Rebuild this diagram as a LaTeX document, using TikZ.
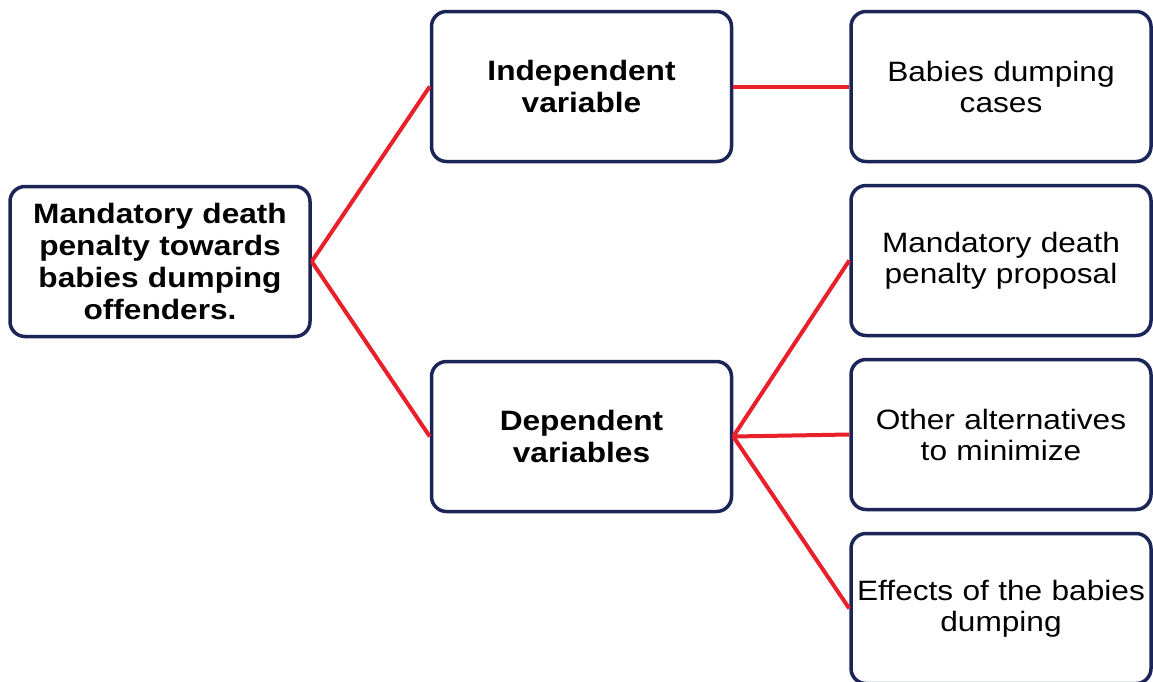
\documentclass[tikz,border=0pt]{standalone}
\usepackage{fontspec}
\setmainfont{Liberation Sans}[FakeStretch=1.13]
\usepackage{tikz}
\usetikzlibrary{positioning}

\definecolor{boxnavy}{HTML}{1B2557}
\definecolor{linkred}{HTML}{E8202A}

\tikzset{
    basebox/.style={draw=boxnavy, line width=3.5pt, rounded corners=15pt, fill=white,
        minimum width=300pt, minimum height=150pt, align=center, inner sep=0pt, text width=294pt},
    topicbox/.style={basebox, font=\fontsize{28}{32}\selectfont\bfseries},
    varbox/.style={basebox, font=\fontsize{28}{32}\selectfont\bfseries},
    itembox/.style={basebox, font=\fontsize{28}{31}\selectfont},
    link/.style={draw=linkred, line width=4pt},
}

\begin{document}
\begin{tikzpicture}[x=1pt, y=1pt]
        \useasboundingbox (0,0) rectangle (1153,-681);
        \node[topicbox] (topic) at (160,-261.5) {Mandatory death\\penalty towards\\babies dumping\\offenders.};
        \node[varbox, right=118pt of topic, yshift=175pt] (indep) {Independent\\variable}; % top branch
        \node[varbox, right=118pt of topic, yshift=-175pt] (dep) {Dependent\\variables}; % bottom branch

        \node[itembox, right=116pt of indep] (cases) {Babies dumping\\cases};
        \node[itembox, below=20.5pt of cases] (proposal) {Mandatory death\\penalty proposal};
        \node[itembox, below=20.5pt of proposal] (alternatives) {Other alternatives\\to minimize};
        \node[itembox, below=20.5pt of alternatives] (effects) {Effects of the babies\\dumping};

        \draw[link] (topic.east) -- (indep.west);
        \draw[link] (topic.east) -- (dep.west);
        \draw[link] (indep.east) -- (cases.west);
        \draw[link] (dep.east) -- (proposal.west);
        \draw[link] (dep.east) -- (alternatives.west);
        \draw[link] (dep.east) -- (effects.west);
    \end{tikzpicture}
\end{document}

### YOUR INSTRUCTIONS
Write out exactly the opening lines of the data, stopping after the line that holds "of topic, yshift=-175pt]". Exclude pictures.

### PROBLEM SOLUTION
Rebuild this diagram as a LaTeX document, using TikZ.
\documentclass[tikz,border=0pt]{standalone}
\usepackage{fontspec}
\setmainfont{Liberation Sans}[FakeStretch=1.13]
\usepackage{tikz}
\usetikzlibrary{positioning}

\definecolor{boxnavy}{HTML}{1B2557}
\definecolor{linkred}{HTML}{E8202A}

\tikzset{
    basebox/.style={draw=boxnavy, line width=3.5pt, rounded corners=15pt, fill=white,
        minimum width=300pt, minimum height=150pt, align=center, inner sep=0pt, text width=294pt},
    topicbox/.style={basebox, font=\fontsize{28}{32}\selectfont\bfseries},
    varbox/.style={basebox, font=\fontsize{28}{32}\selectfont\bfseries},
    itembox/.style={basebox, font=\fontsize{28}{31}\selectfont},
    link/.style={draw=linkred, line width=4pt},
}

\begin{document}
\begin{tikzpicture}[x=1pt, y=1pt]
        \useasboundingbox (0,0) rectangle (1153,-681);
        \node[topicbox] (topic) at (160,-261.5) {Mandatory death\\penalty towards\\babies dumping\\offenders.};
        \node[varbox, right=118pt of topic, yshift=175pt] (indep) {Independent\\variable}; % top branch
        \node[varbox, right=118pt of topic, yshift=-175pt] (dep) {Dependent\\variables}; % bottom branch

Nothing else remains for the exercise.